Il est monté sur la loggia de Saint-Pierre dans un moment où l’Église, le monde, et surtout l’Afrique, avaient désespérément besoin d’une voix morale. Léon XIV, ancien cardinal Robert Francis Prevost, premier pape américain de l’histoire, n’aura pas le luxe d’un pontificat tranquille. Car tandis que la fumée blanche s’élevait au-dessus du Vatican, une ombre lourde planait sur la planète : le retour de Donald J. Trump à la Maison-Blanche.
À peine réinstallé, le président américain déploie une politique étrangère musclée, centrée sur l’Amérique seule. Le financement de programmes de développement en Afrique est gelé. Les aides médicales internationales sont réduites à leur plus simple expression. Et les diplomaties africaines, de Dakar à Nairobi, se retrouvent orphelines d’un partenaire devenu indifférent.
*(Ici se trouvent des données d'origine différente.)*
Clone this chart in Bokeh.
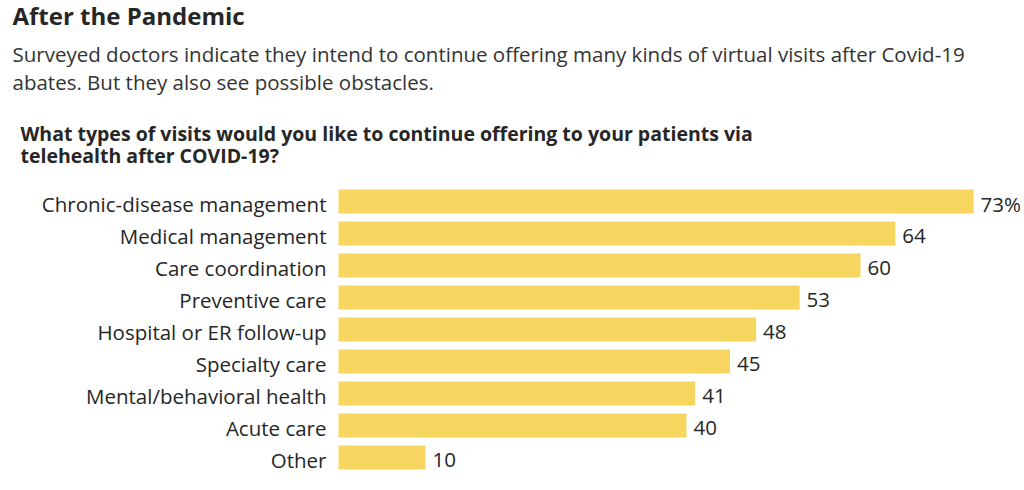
from bokeh.plotting import figure
from bokeh.models import ColumnDataSource, Range1d, Label
from bokeh.core.properties import value
from bokeh.embed import file_html
from bokeh.resources import INLINE

# ---- data ----
categories = [
    "Chronic-disease management",
    "Medical management",
    "Care coordination",
    "Preventive care",
    "Hospital or ER follow-up",
    "Specialty care",
    "Mental/behavioral health",
    "Acute care",
    "Other",
]
values = [73, 64, 60, 53, 48, 45, 41, 40, 10]
value_labels = ["73%", "64", "60", "53", "48", "45", "41", "40", "10"]

title_text = "After the Pandemic"
subtitle_lines = [
    "Surveyed doctors indicate they intend to continue offering many kinds of virtual visits after Covid-19",
    "abates. But they also see possible obstacles.",
]
question_lines = [
    "What types of visits would you like to continue offering to your patients via",
    "telehealth after COVID-19?",
]

# ---- layout / style ----
W, H = 1020, 486
PX_PER_UNIT = 8.7
ZERO_PX = 338
ROW_PX = 32
FIRST_ROW_PX = 201
FONT = "Open Sans"
BAR = "#f6d65e"
TXT = "#262626"

x0 = -ZERO_PX / PX_PER_UNIT
x1 = (W - ZERO_PX) / PX_PER_UNIT
ytop = -FIRST_ROW_PX / ROW_PX
ybot = (H - FIRST_ROW_PX) / ROW_PX


def px_x(px):
    return x0 + px / PX_PER_UNIT


def px_y(py):
    return ytop + py / ROW_PX


p = figure(width=W, height=H, output_backend="svg", toolbar_location=None,
           x_range=Range1d(x0, x1), y_range=Range1d(ybot, ytop),
           min_border=0, x_axis_location=None, y_axis_location=None)
p.grid.visible = False
p.outline_line_color = None
p.background_fill_color = "white"
p.border_fill_color = "white"

src = ColumnDataSource(dict(row=list(range(len(categories))), cat=categories,
                            val=values, lab=value_labels))

p.hbar(y="row", left=0, right="val", height=0.75, source=src,
       fill_color=BAR, line_color=None)

p.text(x=0, y="row", text="cat", source=src, x_offset=-12, y_offset=2,
       text_align="right", text_baseline="middle",
       text_font=value(FONT), text_font_size="20.5px", text_color=TXT)

p.text(x="val", y="row", text="lab", source=src, x_offset=7, y_offset=2,
       text_align="left", text_baseline="middle",
       text_font=value(FONT), text_font_size="20.5px", text_color=TXT)

p.add_layout(Label(x=px_x(12), y=px_y(15), text=title_text,
                   text_align="left", text_baseline="middle",
                   text_font=FONT, text_font_size="24px", text_font_style="bold",
                   text_color=TXT))
for i, line in enumerate(subtitle_lines):
    p.add_layout(Label(x=px_x(12), y=px_y(53 + 28 * i), text=line,
                       text_align="left", text_baseline="middle",
                       text_font=FONT, text_font_size="20.5px",
                       text_color="#333333"))
for i, line in enumerate(question_lines):
    p.add_layout(Label(x=px_x(20), y=px_y(133 + 22 * i), text=line,
                       text_align="left", text_baseline="middle",
                       text_font=FONT, text_font_size="19.5px", text_font_style="bold",
                       text_color=TXT))

open("out.html", "w").write(file_html(p, INLINE))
Dans cette ère de replis, qui parlera pour les invisibles ? L’Église catholique, profondément enracinée en Afrique, conserve une légitimité spirituelle et humaine que la géopolitique ignore trop souvent. Hôpitaux, écoles, paroisses, œuvres sociales : l’Église est présente là où les États désertent.
Léon XIV hérite donc d’un rôle bien au-delà du dogme : il devient un acteur moral international, capable de dire ce que d’autres n’osent plus dire. Et face à Donald Trump, il est peut-être l’un des rares à pouvoir être écouté sans être méprisé.
Un Pape Américain, mais Universel
Léon XIV partage avec Trump une langue, une culture, certains codes. Mais là s’arrêtent les ressemblances. Là où le Président construit des murs, le Pape est appelé à bâtir des ponts. Il n’est pas le pape de l’Amérique, mais le pasteur du monde.
S’il veut que son pontificat soit fidèle à la mission du Christ, Léon XIV devra rapidement hausser le ton. Exiger que l’Afrique ne soit plus marginalisée. Interpeller le pouvoir américain au nom d’une foi qui ne se contente pas de prières, mais se traduit en justice concrète.
Le continent africain ne tend pas la main pour mendier. Il réclame qu’on l’écoute, qu’on le traite avec dignité, qu’on respecte ses peuples et ses enjeux. Une visite du pape au cœur du continent à Kinshasa, Abidjan ou Juba serait un signal clair : l’Afrique est au cœur de l’Église, et donc au cœur du monde.
Un pontificat prophétique
Léon XIV n’a pas choisi le tumulte de ce moment. Mais le moment l’a choisi, lui. Il devra être le pape du dialogue, certes, mais aussi de la fermeté morale. S’opposer, sans haine, à un président qui brandit la foi tout en piétinant ses exigences.
L’Église ne peut pas se taire quand le sort de millions dépend d’une décision politique. Et si une main tendue peut adoucir le cœur de Trump, elle devra être portée par un pape convaincu que la vérité ne se négocie pas.
En ce mois de mai 2025, l’Église universelle entame un nouveau chapitre avec Léon XIV. Ce chapitre ne pourra être neutre. Soit il sera missionnaire, engagé et lucide, soit il sera complice par silence.
Et l’Histoire ne retiendra pas seulement ce que ce pape aura dit. Mais à qui il aura eu le courage de le dire.